Write out every line of the material as it stands, apart from the pictures.

====

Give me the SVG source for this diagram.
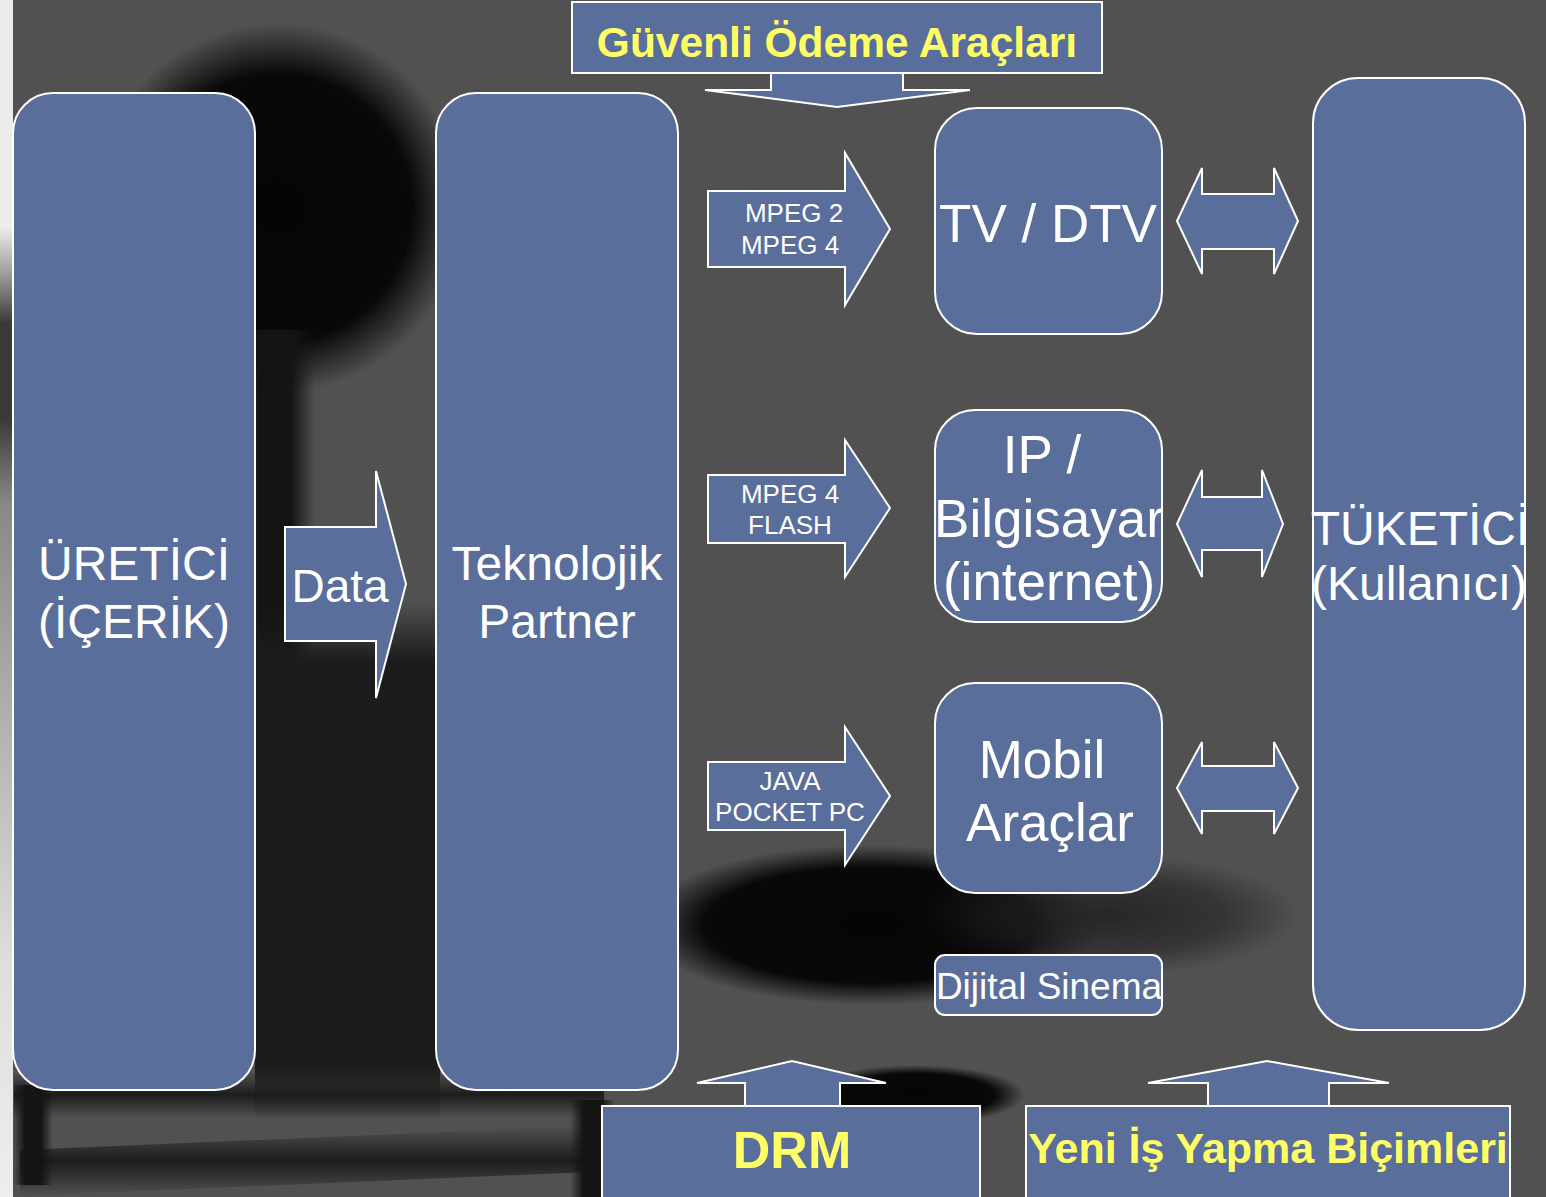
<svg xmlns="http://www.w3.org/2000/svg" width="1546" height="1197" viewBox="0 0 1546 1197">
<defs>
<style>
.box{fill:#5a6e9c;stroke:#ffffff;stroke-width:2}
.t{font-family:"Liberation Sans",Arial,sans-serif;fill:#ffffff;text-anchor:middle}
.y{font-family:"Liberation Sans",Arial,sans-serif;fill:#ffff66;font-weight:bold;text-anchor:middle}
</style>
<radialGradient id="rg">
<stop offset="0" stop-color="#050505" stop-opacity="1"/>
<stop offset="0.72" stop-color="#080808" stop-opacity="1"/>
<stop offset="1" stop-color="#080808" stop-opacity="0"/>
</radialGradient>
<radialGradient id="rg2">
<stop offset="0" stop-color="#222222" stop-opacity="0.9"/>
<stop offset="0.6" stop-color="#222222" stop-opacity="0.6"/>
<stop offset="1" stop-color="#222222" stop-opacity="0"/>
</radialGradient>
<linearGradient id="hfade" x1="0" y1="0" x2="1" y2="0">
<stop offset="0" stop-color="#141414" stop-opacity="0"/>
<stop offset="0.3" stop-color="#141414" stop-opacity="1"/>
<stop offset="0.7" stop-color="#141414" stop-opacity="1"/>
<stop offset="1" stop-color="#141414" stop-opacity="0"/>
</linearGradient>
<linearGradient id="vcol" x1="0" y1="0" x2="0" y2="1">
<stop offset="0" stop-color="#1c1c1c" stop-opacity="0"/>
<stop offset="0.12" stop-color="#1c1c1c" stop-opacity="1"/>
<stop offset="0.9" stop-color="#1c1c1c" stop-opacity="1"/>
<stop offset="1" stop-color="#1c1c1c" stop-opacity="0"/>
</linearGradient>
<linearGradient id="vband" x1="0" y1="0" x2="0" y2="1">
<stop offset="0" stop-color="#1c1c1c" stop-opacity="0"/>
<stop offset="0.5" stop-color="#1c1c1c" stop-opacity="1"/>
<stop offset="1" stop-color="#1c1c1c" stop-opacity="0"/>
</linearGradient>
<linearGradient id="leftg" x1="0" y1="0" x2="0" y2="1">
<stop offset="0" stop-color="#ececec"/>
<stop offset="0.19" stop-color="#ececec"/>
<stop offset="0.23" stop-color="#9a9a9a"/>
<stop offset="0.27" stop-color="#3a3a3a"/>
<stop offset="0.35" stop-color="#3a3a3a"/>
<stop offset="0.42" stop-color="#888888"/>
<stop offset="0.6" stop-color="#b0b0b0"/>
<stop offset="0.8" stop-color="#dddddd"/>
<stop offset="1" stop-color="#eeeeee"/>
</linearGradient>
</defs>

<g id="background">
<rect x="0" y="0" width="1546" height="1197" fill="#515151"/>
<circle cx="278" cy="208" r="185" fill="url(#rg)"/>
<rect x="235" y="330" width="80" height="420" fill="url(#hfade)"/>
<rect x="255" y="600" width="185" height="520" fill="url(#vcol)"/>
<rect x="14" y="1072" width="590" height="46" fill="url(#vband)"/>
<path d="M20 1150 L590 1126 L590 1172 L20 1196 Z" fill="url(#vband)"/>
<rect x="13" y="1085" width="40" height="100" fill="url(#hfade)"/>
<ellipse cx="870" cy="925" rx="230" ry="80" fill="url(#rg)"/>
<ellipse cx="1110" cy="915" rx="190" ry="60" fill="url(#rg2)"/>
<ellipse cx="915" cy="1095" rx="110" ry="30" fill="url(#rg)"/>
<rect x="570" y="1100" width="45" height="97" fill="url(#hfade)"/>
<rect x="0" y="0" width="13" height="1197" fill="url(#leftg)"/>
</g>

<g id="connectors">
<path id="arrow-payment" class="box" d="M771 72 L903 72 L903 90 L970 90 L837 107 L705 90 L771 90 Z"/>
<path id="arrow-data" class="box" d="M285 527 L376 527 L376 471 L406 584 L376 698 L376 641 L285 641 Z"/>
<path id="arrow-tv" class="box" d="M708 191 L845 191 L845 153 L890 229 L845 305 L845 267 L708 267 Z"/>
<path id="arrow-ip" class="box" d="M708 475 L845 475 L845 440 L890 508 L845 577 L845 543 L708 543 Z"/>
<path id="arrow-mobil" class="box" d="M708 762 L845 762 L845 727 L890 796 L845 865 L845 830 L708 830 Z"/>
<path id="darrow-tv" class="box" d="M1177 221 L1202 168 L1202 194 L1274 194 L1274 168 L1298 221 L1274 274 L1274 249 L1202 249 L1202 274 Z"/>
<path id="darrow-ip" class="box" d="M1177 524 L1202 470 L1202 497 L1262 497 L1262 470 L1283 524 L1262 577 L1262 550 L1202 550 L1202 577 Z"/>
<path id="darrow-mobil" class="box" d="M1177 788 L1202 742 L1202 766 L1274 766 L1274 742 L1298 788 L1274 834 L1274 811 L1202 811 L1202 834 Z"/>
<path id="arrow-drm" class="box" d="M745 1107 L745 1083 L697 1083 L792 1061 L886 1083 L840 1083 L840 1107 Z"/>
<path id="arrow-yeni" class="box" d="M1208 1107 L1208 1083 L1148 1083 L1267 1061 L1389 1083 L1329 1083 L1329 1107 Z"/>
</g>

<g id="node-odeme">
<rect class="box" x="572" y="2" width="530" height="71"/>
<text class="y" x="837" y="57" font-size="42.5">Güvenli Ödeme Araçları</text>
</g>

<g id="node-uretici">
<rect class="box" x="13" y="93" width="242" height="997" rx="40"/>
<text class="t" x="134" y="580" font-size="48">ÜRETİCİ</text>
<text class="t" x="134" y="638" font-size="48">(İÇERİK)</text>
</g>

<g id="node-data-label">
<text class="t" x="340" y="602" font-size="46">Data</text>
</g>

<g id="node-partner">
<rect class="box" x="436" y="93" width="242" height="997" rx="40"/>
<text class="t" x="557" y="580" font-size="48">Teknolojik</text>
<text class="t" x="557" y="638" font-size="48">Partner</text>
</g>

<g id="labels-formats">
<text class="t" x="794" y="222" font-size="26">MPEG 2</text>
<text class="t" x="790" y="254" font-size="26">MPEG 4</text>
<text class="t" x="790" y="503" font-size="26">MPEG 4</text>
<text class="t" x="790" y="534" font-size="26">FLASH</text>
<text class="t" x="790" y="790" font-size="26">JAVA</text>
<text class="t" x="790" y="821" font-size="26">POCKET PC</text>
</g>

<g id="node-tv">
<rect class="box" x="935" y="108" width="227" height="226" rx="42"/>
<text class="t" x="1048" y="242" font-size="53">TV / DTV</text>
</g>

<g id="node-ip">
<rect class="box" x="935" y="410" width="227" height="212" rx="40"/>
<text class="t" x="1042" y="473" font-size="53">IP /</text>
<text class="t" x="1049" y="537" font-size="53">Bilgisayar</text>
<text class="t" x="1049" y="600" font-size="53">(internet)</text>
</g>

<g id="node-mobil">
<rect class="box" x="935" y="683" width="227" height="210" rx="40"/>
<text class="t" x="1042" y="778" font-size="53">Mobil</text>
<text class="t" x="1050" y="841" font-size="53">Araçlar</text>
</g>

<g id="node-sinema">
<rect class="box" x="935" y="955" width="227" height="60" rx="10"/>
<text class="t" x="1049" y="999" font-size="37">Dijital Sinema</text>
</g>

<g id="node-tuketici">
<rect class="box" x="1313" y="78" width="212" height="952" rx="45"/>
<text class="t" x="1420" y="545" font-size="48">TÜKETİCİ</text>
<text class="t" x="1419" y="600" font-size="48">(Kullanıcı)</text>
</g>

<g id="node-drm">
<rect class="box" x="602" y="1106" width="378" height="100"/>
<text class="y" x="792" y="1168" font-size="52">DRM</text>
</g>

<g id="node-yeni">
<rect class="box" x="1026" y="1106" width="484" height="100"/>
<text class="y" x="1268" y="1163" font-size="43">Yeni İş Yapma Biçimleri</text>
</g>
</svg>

====

The result –
Give me the SVG source for this diagram.
<svg xmlns="http://www.w3.org/2000/svg" width="1546" height="1197" viewBox="0 0 1546 1197">
<defs>
<style>
.box{fill:#5a6e9c;stroke:#ffffff;stroke-width:2}
.t{font-family:"Liberation Sans",Arial,sans-serif;fill:#ffffff;text-anchor:middle}
.y{font-family:"Liberation Sans",Arial,sans-serif;fill:#ffff66;font-weight:bold;text-anchor:middle}
</style>
<radialGradient id="rg">
<stop offset="0" stop-color="#050505" stop-opacity="1"/>
<stop offset="0.72" stop-color="#080808" stop-opacity="1"/>
<stop offset="1" stop-color="#080808" stop-opacity="0"/>
</radialGradient>
<radialGradient id="rg2">
<stop offset="0" stop-color="#222222" stop-opacity="0.9"/>
<stop offset="0.6" stop-color="#222222" stop-opacity="0.6"/>
<stop offset="1" stop-color="#222222" stop-opacity="0"/>
</radialGradient>
<linearGradient id="hfade" x1="0" y1="0" x2="1" y2="0">
<stop offset="0" stop-color="#141414" stop-opacity="0"/>
<stop offset="0.3" stop-color="#141414" stop-opacity="1"/>
<stop offset="0.7" stop-color="#141414" stop-opacity="1"/>
<stop offset="1" stop-color="#141414" stop-opacity="0"/>
</linearGradient>
<linearGradient id="vcol" x1="0" y1="0" x2="0" y2="1">
<stop offset="0" stop-color="#1c1c1c" stop-opacity="0"/>
<stop offset="0.12" stop-color="#1c1c1c" stop-opacity="1"/>
<stop offset="0.9" stop-color="#1c1c1c" stop-opacity="1"/>
<stop offset="1" stop-color="#1c1c1c" stop-opacity="0"/>
</linearGradient>
<linearGradient id="vband" x1="0" y1="0" x2="0" y2="1">
<stop offset="0" stop-color="#1c1c1c" stop-opacity="0"/>
<stop offset="0.5" stop-color="#1c1c1c" stop-opacity="1"/>
<stop offset="1" stop-color="#1c1c1c" stop-opacity="0"/>
</linearGradient>
<linearGradient id="leftg" x1="0" y1="0" x2="0" y2="1">
<stop offset="0" stop-color="#ececec"/>
<stop offset="0.19" stop-color="#ececec"/>
<stop offset="0.23" stop-color="#9a9a9a"/>
<stop offset="0.27" stop-color="#3a3a3a"/>
<stop offset="0.35" stop-color="#3a3a3a"/>
<stop offset="0.42" stop-color="#888888"/>
<stop offset="0.6" stop-color="#b0b0b0"/>
<stop offset="0.8" stop-color="#dddddd"/>
<stop offset="1" stop-color="#eeeeee"/>
</linearGradient>
</defs>

<g id="background">
<rect x="0" y="0" width="1546" height="1197" fill="#515151"/>
<circle cx="278" cy="208" r="185" fill="url(#rg)"/>
<rect x="235" y="330" width="80" height="420" fill="url(#hfade)"/>
<rect x="255" y="600" width="185" height="520" fill="url(#vcol)"/>
<rect x="14" y="1072" width="590" height="46" fill="url(#vband)"/>
<path d="M20 1150 L590 1126 L590 1172 L20 1196 Z" fill="url(#vband)"/>
<rect x="13" y="1085" width="40" height="100" fill="url(#hfade)"/>
<ellipse cx="870" cy="925" rx="230" ry="80" fill="url(#rg)"/>
<ellipse cx="1110" cy="915" rx="190" ry="60" fill="url(#rg2)"/>
<ellipse cx="915" cy="1095" rx="110" ry="30" fill="url(#rg)"/>
<rect x="570" y="1100" width="45" height="97" fill="url(#hfade)"/>
<rect x="0" y="0" width="13" height="1197" fill="url(#leftg)"/>
</g>

<g id="connectors">
<path id="arrow-payment" class="box" d="M771 72 L903 72 L903 90 L970 90 L837 107 L705 90 L771 90 Z"/>
<path id="arrow-data" class="box" d="M285 527 L376 527 L376 471 L406 584 L376 698 L376 641 L285 641 Z"/>
<path id="arrow-tv" class="box" d="M708 191 L845 191 L845 153 L890 229 L845 305 L845 267 L708 267 Z"/>
<path id="arrow-ip" class="box" d="M708 475 L845 475 L845 440 L890 508 L845 577 L845 543 L708 543 Z"/>
<path id="arrow-mobil" class="box" d="M708 762 L845 762 L845 727 L890 796 L845 865 L845 830 L708 830 Z"/>
<path id="darrow-tv" class="box" d="M1177 221 L1202 168 L1202 194 L1274 194 L1274 168 L1298 221 L1274 274 L1274 249 L1202 249 L1202 274 Z"/>
<path id="darrow-ip" class="box" d="M1177 524 L1202 470 L1202 497 L1262 497 L1262 470 L1283 524 L1262 577 L1262 550 L1202 550 L1202 577 Z"/>
<path id="darrow-mobil" class="box" d="M1177 788 L1202 742 L1202 766 L1274 766 L1274 742 L1298 788 L1274 834 L1274 811 L1202 811 L1202 834 Z"/>
<path id="arrow-drm" class="box" d="M745 1107 L745 1083 L697 1083 L792 1061 L886 1083 L840 1083 L840 1107 Z"/>
<path id="arrow-yeni" class="box" d="M1208 1107 L1208 1083 L1148 1083 L1267 1061 L1389 1083 L1329 1083 L1329 1107 Z"/>
</g>

<g id="node-odeme">
<rect class="box" x="572" y="2" width="530" height="71"/>
<text class="y" x="837" y="57" font-size="42.5">Güvenli Ödeme Araçları</text>
</g>

<g id="node-uretici">
<rect class="box" x="13" y="93" width="242" height="997" rx="40"/>
<text class="t" x="134" y="580" font-size="48">ÜRETİCİ</text>
<text class="t" x="134" y="638" font-size="48">(İÇERİK)</text>
</g>

<g id="node-data-label">
<text class="t" x="340" y="602" font-size="46">Data</text>
</g>

<g id="node-partner">
<rect class="box" x="436" y="93" width="242" height="997" rx="40"/>
<text class="t" x="557" y="580" font-size="48">Teknolojik</text>
<text class="t" x="557" y="638" font-size="48">Partner</text>
</g>

<g id="labels-formats">
<text class="t" x="794" y="222" font-size="26">MPEG 2</text>
<text class="t" x="790" y="254" font-size="26">MPEG 4</text>
<text class="t" x="790" y="503" font-size="26">MPEG 4</text>
<text class="t" x="790" y="534" font-size="26">FLASH</text>
<text class="t" x="790" y="790" font-size="26">JAVA</text>
<text class="t" x="790" y="821" font-size="26">POCKET PC</text>
</g>

<g id="node-tv">
<rect class="box" x="935" y="108" width="227" height="226" rx="42"/>
<text class="t" x="1048" y="242" font-size="53">TV / DTV</text>
</g>

<g id="node-ip">
<rect class="box" x="935" y="410" width="227" height="212" rx="40"/>
<text class="t" x="1042" y="473" font-size="53">IP /</text>
<text class="t" x="1049" y="537" font-size="53">Bilgisayar</text>
<text class="t" x="1049" y="600" font-size="53">(internet)</text>
</g>

<g id="node-mobil">
<rect class="box" x="935" y="683" width="227" height="210" rx="40"/>
<text class="t" x="1042" y="778" font-size="53">Mobil</text>
<text class="t" x="1050" y="841" font-size="53">Araçlar</text>
</g>

<g id="node-sinema">
<rect class="box" x="935" y="955" width="227" height="60" rx="10"/>
<text class="t" x="1049" y="999" font-size="37">Dijital Sinema</text>
</g>

<g id="node-tuketici">
<rect class="box" x="1313" y="78" width="212" height="952" rx="45"/>
<text class="t" x="1420" y="545" font-size="48">TÜKETİCİ</text>
<text class="t" x="1419" y="600" font-size="48">(Kullanıcı)</text>
</g>

<g id="node-drm">
<rect class="box" x="602" y="1106" width="378" height="100"/>
<text class="y" x="792" y="1168" font-size="52">DRM</text>
</g>

<g id="node-yeni">
<rect class="box" x="1026" y="1106" width="484" height="100"/>
<text class="y" x="1268" y="1163" font-size="43">Yeni İş Yapma Biçimleri</text>
</g>
</svg>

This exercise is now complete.